手間隙かけて作られたキャラメルは、柔らかで優しい食感ながら歯につかず、スッキリと上品な味わい。
そう、少し照れくさそうにほほえみながら話す前原さん。キャラメルひとつが人々にもたらす幸福は、とてもささやかなものかもしれない。けれど、食べた人がほんの少しでも「幸せ」と感じてくれたなら、それが彼にとっての何よりの喜びなのだ。
シンプルで手作り感のあるデザインには、「手に取った時に心が温まるように」との想いが込められている。
ボックスにスタンプされたバラの花は、全てスタッフの手押しによるもの。一つひとつかすれ具合が違うのも味がある。
飾らずシンプルに、誰もが素直に美味しいと思えるものを
キャラメルのラインナップは、No’1から順にバニラ、ソルト、シナモン&ティー、チョコレート、ラズベリー、オレンジピール、アーモンド、ジンジャーの全8種類。
素材がそのまま中に練りこまれたキャラメルは、素材本来の味や食感、香りも楽しめると好評だ。(画像提供:NUMBER SUGAR)
「オレンジのキャラメルを作ろうと考えた時に、どうやって香料を使わずに豊かな風味をだそうかと悩みました。そこから、“素材そのものを練りこもう”と思いついたんです。結果的に、香りが豊かで食感も良いキャラメルを作ることができました。中に練りこんでいる食材も、細かく刻んでじっくり煮詰めたり、24時間以上寝かせるなど、素材自体から手作業で手間をかけて作っているので、ぜひ風味を楽しんでもらいたいですね」
店内に設けたられた大きなガラス窓からは、清潔感のある厨房がよく見渡せる。
「どんな人がどんなところで作っているのかを知ってもらうことで、より安心して食べてもらいたいんです。それに、お客様に見られているという意識が励みになって、作っている僕らの気持ちも引き締まります」
美味しさだけではなく安心も届けたい。そんな気持ちは、商品だけでなくお店造りにも活かされているのだ。

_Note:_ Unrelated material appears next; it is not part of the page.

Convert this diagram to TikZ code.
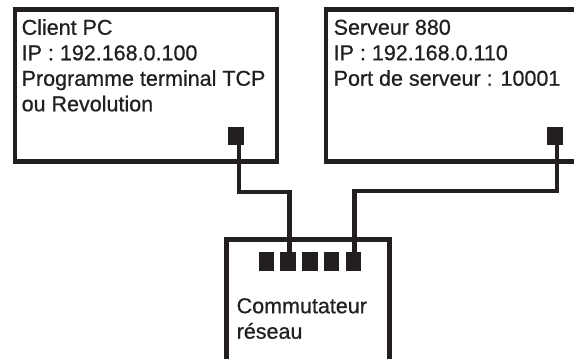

商品作りから包装までをすべてお店で。一つひとつの工程を手作業で心をこめて行っている。
キャラメルで笑顔をつなげていきたい
夏にピッタリの限定ドリンク「CARAMEL SMOOTHIE」と「NUMBER SUGAR COFFEE」も発売中。ほのかな苦味と甘さの絶妙なバランスは、キャラメル専門店ならでは。
そう少年のように目を輝かせる前原さんの頭には、既に次なるステップの青写真が思い描かれているようだ。しかし、それを実現するのはもう少し先のことなのだとか。
「自分たちが面白いと感じられてお客様にも喜んでもらえることは、積極的にやっていきたいと思っています。でもまずは、“今の自分たちに出来ること”を大事にして頑張りたい。この場所に足を運んでくださるお客様を大切にして、僕らの作るキャラメルで少しでも笑顔をつなげていけたら幸せです」
前原圭輔さん。「格好つけるのが苦手で」と照れくさそうに話す笑顔に、謙虚で真面目な人柄が滲み出ていた。
白い壁に木製のドア、鮮やかな青いひさしが映えるその外観は、さながらヨーロッパの街角のような佇まい。